● SHORT TASK
Copy all of the material exactly. Pictures are not to appear in the copy.

----

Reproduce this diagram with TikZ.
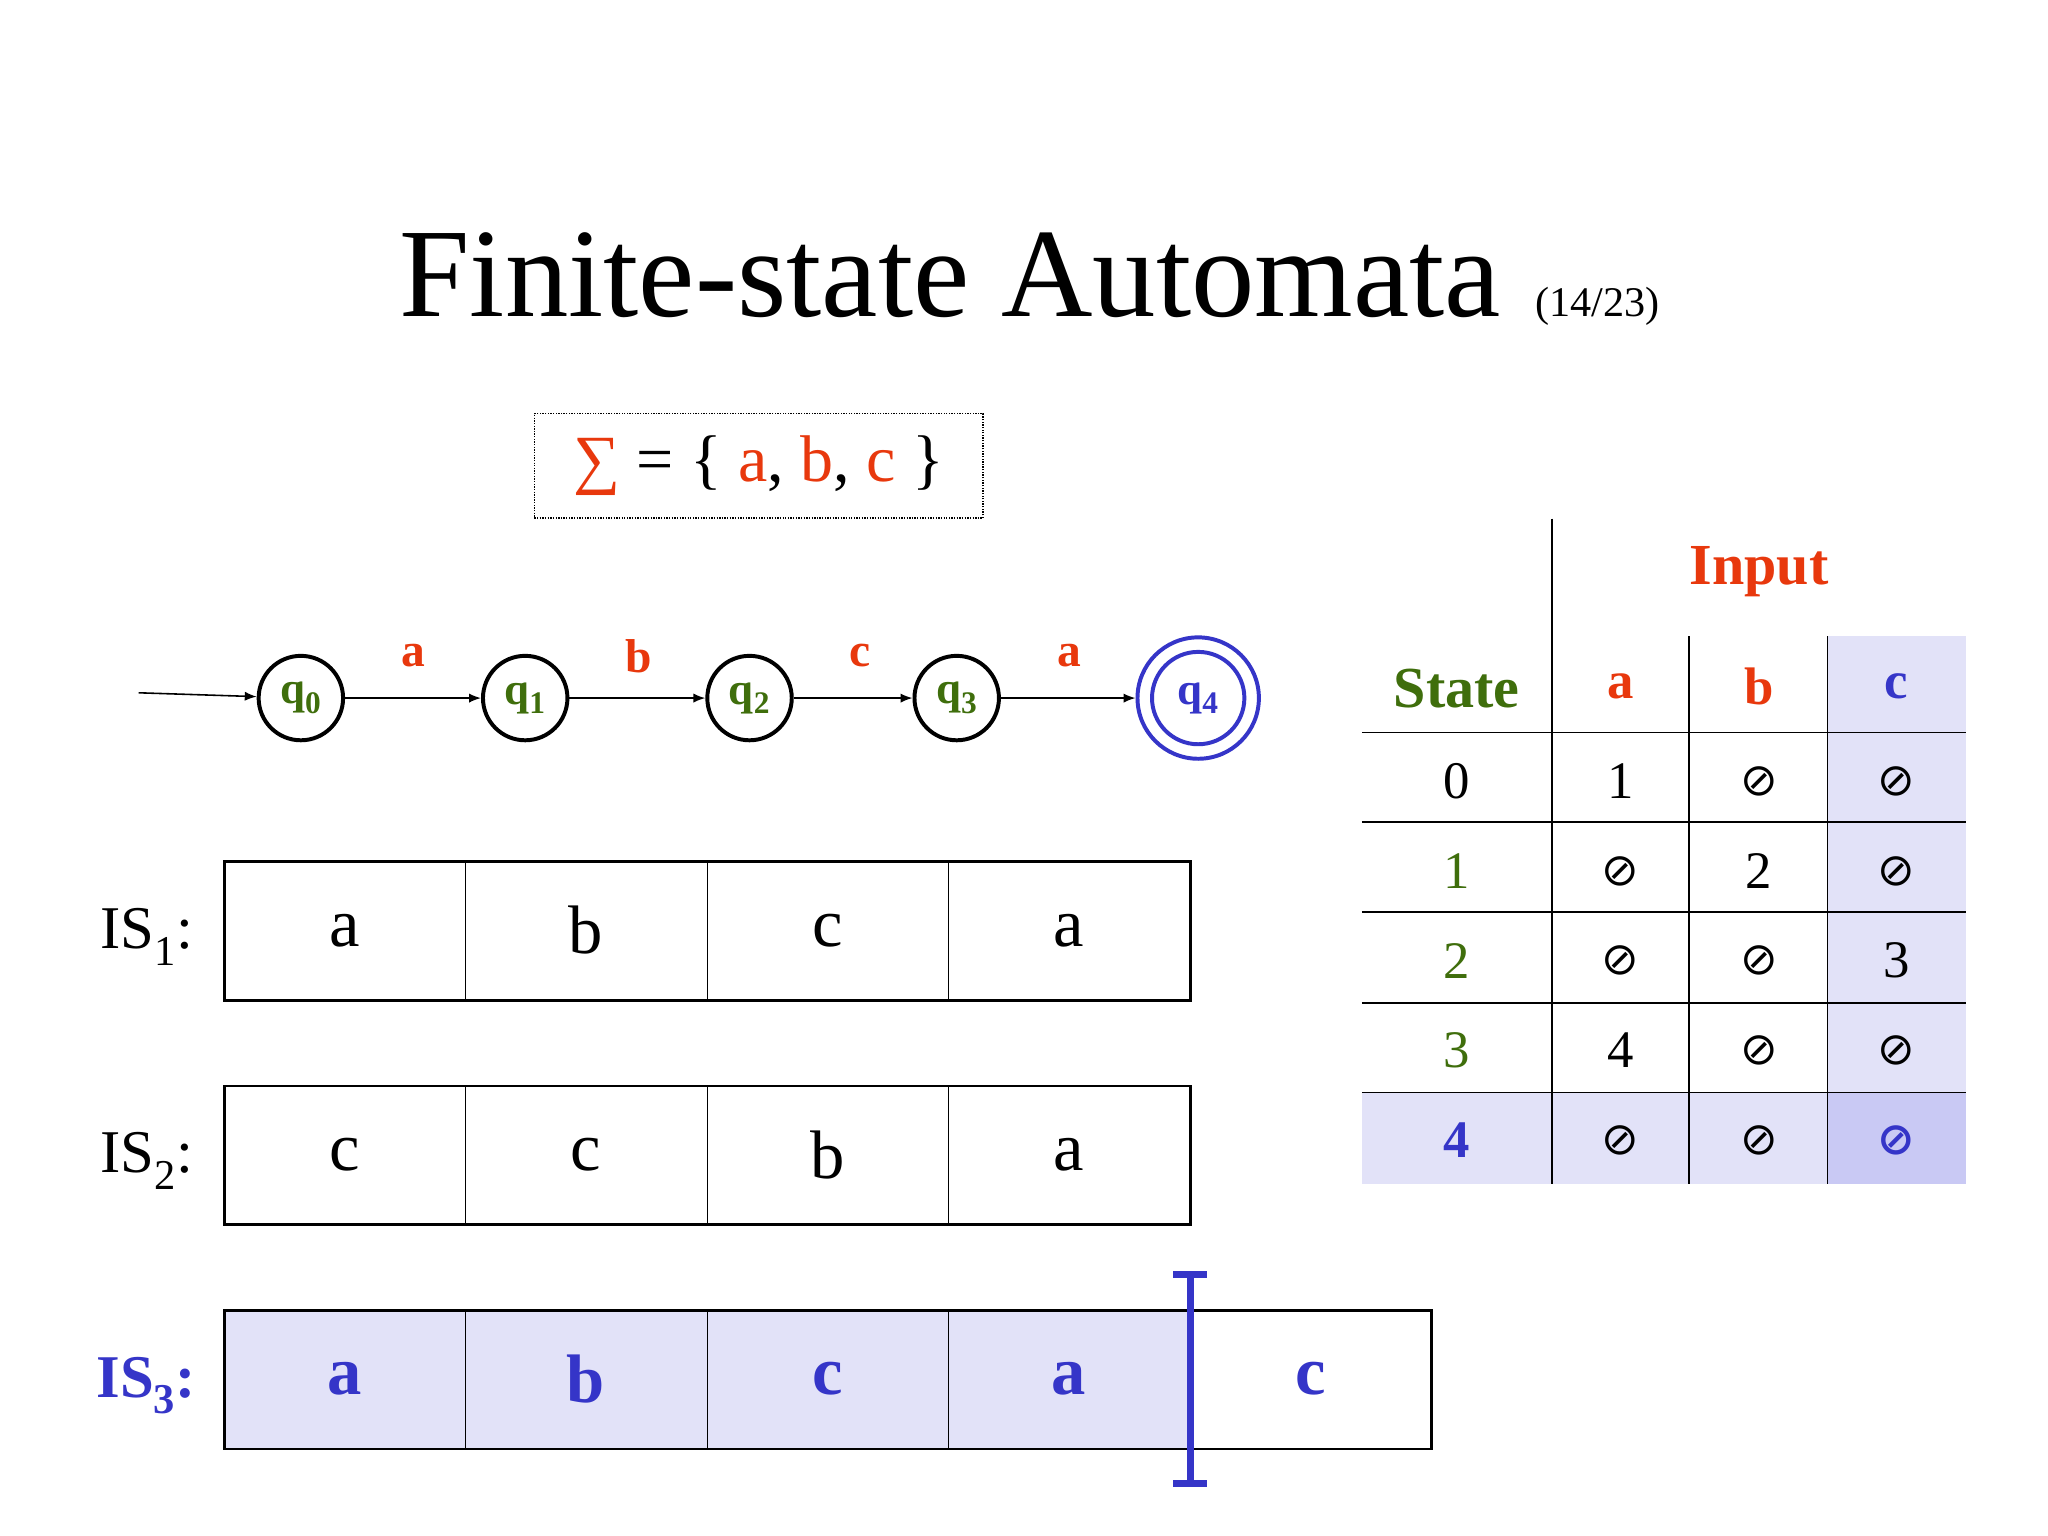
\documentclass[tikz,border=0pt]{standalone}
\usepackage{fontspec}
\setmainfont{Liberation Serif}
\newfontfamily\symf{DejaVu Sans}
\usetikzlibrary{arrows.meta}
\definecolor{myred}{HTML}{E8380D}
\definecolor{mygreen}{HTML}{3F6E0C}
\definecolor{myblue}{HTML}{3535C8}
\definecolor{lightsh}{HTML}{E2E2F8}
\definecolor{darksh}{HTML}{C9C9F4}
\newcommand{\es}{{\symf\fontsize{34}{34}\selectfont ⊘}}
\tikzset{
  st/.style={circle,draw,line width=3pt,minimum size=64pt,inner sep=0pt,font=\fontsize{34}{34}\selectfont\bfseries,text=mygreen},
  tr/.style={-{Latex[length=9pt,width=7pt]},line width=1.2pt},
  el/.style={font=\fontsize{36}{36}\selectfont\bfseries,text=myred},
  cell/.style={font=\fontsize{52}{52}\selectfont},
  tb/.style={font=\fontsize{40}{40}\selectfont},
  isl/.style={font=\fontsize{46}{46}\selectfont,anchor=east},
}
\begin{document}
\begin{tikzpicture}[x=1pt,y=-1pt]
\useasboundingbox (0,0) rectangle (1552,1164);
\fill[white] (0,0) rectangle (1552,1164);
% title
\node[font=\fontsize{96}{96}\selectfont,anchor=base] (title) at (720,240) {Finite-state Automata};
\node[font=\fontsize{32}{32}\selectfont,anchor=base west] (pg) at (1160,240) {(14/23)};
% sigma box
\node[draw,densely dotted,line width=1pt,minimum width=340pt,minimum height=79pt,font=\fontsize{50}{50}\selectfont] (sig) at (575,353) {\textcolor{myred}{∑} = \{ \textcolor{myred}{a}, \textcolor{myred}{b}, \textcolor{myred}{c} \}};
% automaton
\node[st] (q0) at (228,529) {q\textsubscript{0}};
\node[st] (q1) at (398,529) {q\textsubscript{1}};
\node[st] (q2) at (568,529) {q\textsubscript{2}};
\node[st] (q3) at (725,529) {q\textsubscript{3}};
\node[circle,draw=myblue,line width=3pt,minimum size=92pt,inner sep=0pt] (q4) at (908,529) {};
\node[circle,draw=myblue,line width=3pt,minimum size=70pt,inner sep=0pt,font=\fontsize{34}{34}\selectfont\bfseries,text=myblue] (q4i) at (908,529) {q\textsubscript{4}};
\coordinate (init) at (105,525);
\draw[tr] (init) -- (q0);
\draw[tr] (q0) -- (q1);
\draw[tr] (q1) -- (q2);
\draw[tr] (q2.east) -- (q3.west);
\draw[tr] (q3) -- (q4);
\node[el] (la) at (313,497) {a};
\node[el] (lb) at (484,497) {b};
\node[el] (lc) at (652,497) {c};
\node[el] (ld) at (810,497) {a};
% table
\fill[lightsh] (1385,482) rectangle (1490,897);
\fill[lightsh] (1032,828) rectangle (1490,897);
\fill[darksh] (1385,828) rectangle (1490,897);
\draw[line width=1pt] (1176,393) -- (1176,897);
\draw[line width=1pt] (1280,482) -- (1280,897);
\draw[line width=1pt] (1385,482) -- (1385,897);
\foreach \y in {555,623,691,760,828} \draw[line width=1pt] (1032,\y) -- (1490,\y);
\node[font=\fontsize{44}{44}\selectfont\bfseries,text=myred] (inp) at (1333,433) {Input};
\node[font=\fontsize{44}{44}\selectfont\bfseries,text=mygreen] (sth) at (1104,522) {State};
\node[el,font=\fontsize{40}{40}\selectfont\bfseries] (ha) at (1228,520) {a};
\node[el,font=\fontsize{40}{40}\selectfont\bfseries] (hb) at (1333,520) {b};
\node[el,font=\fontsize{40}{40}\selectfont\bfseries,text=myblue] (hc) at (1437,520) {c};
\node[tb] (s0) at (1104,592) {0};
\node[tb,text=mygreen] (s1) at (1104,660) {1};
\node[tb,text=mygreen] (s2) at (1104,728) {2};
\node[tb,text=mygreen] (s3) at (1104,796) {3};
\node[tb,text=myblue,font=\fontsize{40}{40}\selectfont\bfseries] (s4) at (1104,864) {4};
\node[tb] (c0a) at (1228,592) {1};
\node (c0b) at (1333,592) {\es};
\node (c0c) at (1437,592) {\es};
\node (c1a) at (1228,660) {\es};
\node[tb] (c1b) at (1333,660) {2};
\node (c1c) at (1437,660) {\es};
\node (c2a) at (1228,728) {\es};
\node (c2b) at (1333,728) {\es};
\node[tb] (c2c) at (1437,728) {3};
\node[tb] (c3a) at (1228,796) {4};
\node (c3b) at (1333,796) {\es};
\node (c3c) at (1437,796) {\es};
\node (c4a) at (1228,864) {\es};
\node (c4b) at (1333,864) {\es};
\node[text=myblue] (c4c) at (1437,864) {\symf\bfseries\fontsize{34}{34}\selectfont ⊘};
% tapes
\node[isl] (is1) at (150,710) {IS\textsubscript{1}:};
\node[isl] (is2) at (150,880) {IS\textsubscript{2}:};
\node[isl,text=myblue,font=\fontsize{46}{46}\selectfont\bfseries] (is3) at (152,1050) {IS\textsubscript{3}:};
\fill[lightsh] (170,993) rectangle (902,1098);
\foreach \t in {653,823}{
  \draw[line width=0.8pt] (353,\t) -- ++(0,105) (536,\t) -- ++(0,105) (719,\t) -- ++(0,105);
  \draw[line width=2pt] (170,\t) rectangle (902,\t+105);
}
\draw[line width=0.8pt] (353,993) -- ++(0,105) (536,993) -- ++(0,105) (719,993) -- ++(0,105);
\draw[line width=2pt] (170,993) rectangle (1085,1098);
\node[cell] (a1) at (261,705) {a};
\node[cell] (b1) at (444,705) {b};
\node[cell] (c1) at (627,705) {c};
\node[cell] (d1) at (810,705) {a};
\node[cell] (a2) at (261,875) {c};
\node[cell] (b2) at (444,875) {c};
\node[cell] (c2) at (627,875) {b};
\node[cell] (d2) at (810,875) {a};
\node[cell,font=\fontsize{52}{52}\selectfont\bfseries,text=myblue] (a3) at (261,1045) {a};
\node[cell,font=\fontsize{52}{52}\selectfont\bfseries,text=myblue] (b3) at (444,1045) {b};
\node[cell,font=\fontsize{52}{52}\selectfont\bfseries,text=myblue] (c3) at (627,1045) {c};
\node[cell,font=\fontsize{52}{52}\selectfont\bfseries,text=myblue] (d3) at (810,1045) {a};
\node[cell,font=\fontsize{52}{52}\selectfont\bfseries,text=myblue] (e3) at (993,1045) {c};
\draw[myblue,line width=5pt] (902,966) -- (902,1124) (889,966) -- (915,966) (889,1124) -- (915,1124);
\end{tikzpicture}
\end{document}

----

● WRITTEN RESPONSE
Reproduce this diagram with TikZ.
\documentclass[tikz,border=0pt]{standalone}
\usepackage{fontspec}
\setmainfont{Liberation Serif}
\newfontfamily\symf{DejaVu Sans}
\usetikzlibrary{arrows.meta}
\definecolor{myred}{HTML}{E8380D}
\definecolor{mygreen}{HTML}{3F6E0C}
\definecolor{myblue}{HTML}{3535C8}
\definecolor{lightsh}{HTML}{E2E2F8}
\definecolor{darksh}{HTML}{C9C9F4}
\newcommand{\es}{{\symf\fontsize{34}{34}\selectfont ⊘}}
\tikzset{
  st/.style={circle,draw,line width=3pt,minimum size=64pt,inner sep=0pt,font=\fontsize{34}{34}\selectfont\bfseries,text=mygreen},
  tr/.style={-{Latex[length=9pt,width=7pt]},line width=1.2pt},
  el/.style={font=\fontsize{36}{36}\selectfont\bfseries,text=myred},
  cell/.style={font=\fontsize{52}{52}\selectfont},
  tb/.style={font=\fontsize{40}{40}\selectfont},
  isl/.style={font=\fontsize{46}{46}\selectfont,anchor=east},
}
\begin{document}
\begin{tikzpicture}[x=1pt,y=-1pt]
\useasboundingbox (0,0) rectangle (1552,1164);
\fill[white] (0,0) rectangle (1552,1164);
% title
\node[font=\fontsize{96}{96}\selectfont,anchor=base] (title) at (720,240) {Finite-state Automata};
\node[font=\fontsize{32}{32}\selectfont,anchor=base west] (pg) at (1160,240) {(14/23)};
% sigma box
\node[draw,densely dotted,line width=1pt,minimum width=340pt,minimum height=79pt,font=\fontsize{50}{50}\selectfont] (sig) at (575,353) {\textcolor{myred}{∑} = \{ \textcolor{myred}{a}, \textcolor{myred}{b}, \textcolor{myred}{c} \}};
% automaton
\node[st] (q0) at (228,529) {q\textsubscript{0}};
\node[st] (q1) at (398,529) {q\textsubscript{1}};
\node[st] (q2) at (568,529) {q\textsubscript{2}};
\node[st] (q3) at (725,529) {q\textsubscript{3}};
\node[circle,draw=myblue,line width=3pt,minimum size=92pt,inner sep=0pt] (q4) at (908,529) {};
\node[circle,draw=myblue,line width=3pt,minimum size=70pt,inner sep=0pt,font=\fontsize{34}{34}\selectfont\bfseries,text=myblue] (q4i) at (908,529) {q\textsubscript{4}};
\coordinate (init) at (105,525);
\draw[tr] (init) -- (q0);
\draw[tr] (q0) -- (q1);
\draw[tr] (q1) -- (q2);
\draw[tr] (q2.east) -- (q3.west);
\draw[tr] (q3) -- (q4);
\node[el] (la) at (313,497) {a};
\node[el] (lb) at (484,497) {b};
\node[el] (lc) at (652,497) {c};
\node[el] (ld) at (810,497) {a};
% table
\fill[lightsh] (1385,482) rectangle (1490,897);
\fill[lightsh] (1032,828) rectangle (1490,897);
\fill[darksh] (1385,828) rectangle (1490,897);
\draw[line width=1pt] (1176,393) -- (1176,897);
\draw[line width=1pt] (1280,482) -- (1280,897);
\draw[line width=1pt] (1385,482) -- (1385,897);
\foreach \y in {555,623,691,760,828} \draw[line width=1pt] (1032,\y) -- (1490,\y);
\node[font=\fontsize{44}{44}\selectfont\bfseries,text=myred] (inp) at (1333,433) {Input};
\node[font=\fontsize{44}{44}\selectfont\bfseries,text=mygreen] (sth) at (1104,522) {State};
\node[el,font=\fontsize{40}{40}\selectfont\bfseries] (ha) at (1228,520) {a};
\node[el,font=\fontsize{40}{40}\selectfont\bfseries] (hb) at (1333,520) {b};
\node[el,font=\fontsize{40}{40}\selectfont\bfseries,text=myblue] (hc) at (1437,520) {c};
\node[tb] (s0) at (1104,592) {0};
\node[tb,text=mygreen] (s1) at (1104,660) {1};
\node[tb,text=mygreen] (s2) at (1104,728) {2};
\node[tb,text=mygreen] (s3) at (1104,796) {3};
\node[tb,text=myblue,font=\fontsize{40}{40}\selectfont\bfseries] (s4) at (1104,864) {4};
\node[tb] (c0a) at (1228,592) {1};
\node (c0b) at (1333,592) {\es};
\node (c0c) at (1437,592) {\es};
\node (c1a) at (1228,660) {\es};
\node[tb] (c1b) at (1333,660) {2};
\node (c1c) at (1437,660) {\es};
\node (c2a) at (1228,728) {\es};
\node (c2b) at (1333,728) {\es};
\node[tb] (c2c) at (1437,728) {3};
\node[tb] (c3a) at (1228,796) {4};
\node (c3b) at (1333,796) {\es};
\node (c3c) at (1437,796) {\es};
\node (c4a) at (1228,864) {\es};
\node (c4b) at (1333,864) {\es};
\node[text=myblue] (c4c) at (1437,864) {\symf\bfseries\fontsize{34}{34}\selectfont ⊘};
% tapes
\node[isl] (is1) at (150,710) {IS\textsubscript{1}:};
\node[isl] (is2) at (150,880) {IS\textsubscript{2}:};
\node[isl,text=myblue,font=\fontsize{46}{46}\selectfont\bfseries] (is3) at (152,1050) {IS\textsubscript{3}:};
\fill[lightsh] (170,993) rectangle (902,1098);
\foreach \t in {653,823}{
  \draw[line width=0.8pt] (353,\t) -- ++(0,105) (536,\t) -- ++(0,105) (719,\t) -- ++(0,105);
  \draw[line width=2pt] (170,\t) rectangle (902,\t+105);
}
\draw[line width=0.8pt] (353,993) -- ++(0,105) (536,993) -- ++(0,105) (719,993) -- ++(0,105);
\draw[line width=2pt] (170,993) rectangle (1085,1098);
\node[cell] (a1) at (261,705) {a};
\node[cell] (b1) at (444,705) {b};
\node[cell] (c1) at (627,705) {c};
\node[cell] (d1) at (810,705) {a};
\node[cell] (a2) at (261,875) {c};
\node[cell] (b2) at (444,875) {c};
\node[cell] (c2) at (627,875) {b};
\node[cell] (d2) at (810,875) {a};
\node[cell,font=\fontsize{52}{52}\selectfont\bfseries,text=myblue] (a3) at (261,1045) {a};
\node[cell,font=\fontsize{52}{52}\selectfont\bfseries,text=myblue] (b3) at (444,1045) {b};
\node[cell,font=\fontsize{52}{52}\selectfont\bfseries,text=myblue] (c3) at (627,1045) {c};
\node[cell,font=\fontsize{52}{52}\selectfont\bfseries,text=myblue] (d3) at (810,1045) {a};
\node[cell,font=\fontsize{52}{52}\selectfont\bfseries,text=myblue] (e3) at (993,1045) {c};
\draw[myblue,line width=5pt] (902,966) -- (902,1124) (889,966) -- (915,966) (889,1124) -- (915,1124);
\end{tikzpicture}
\end{document}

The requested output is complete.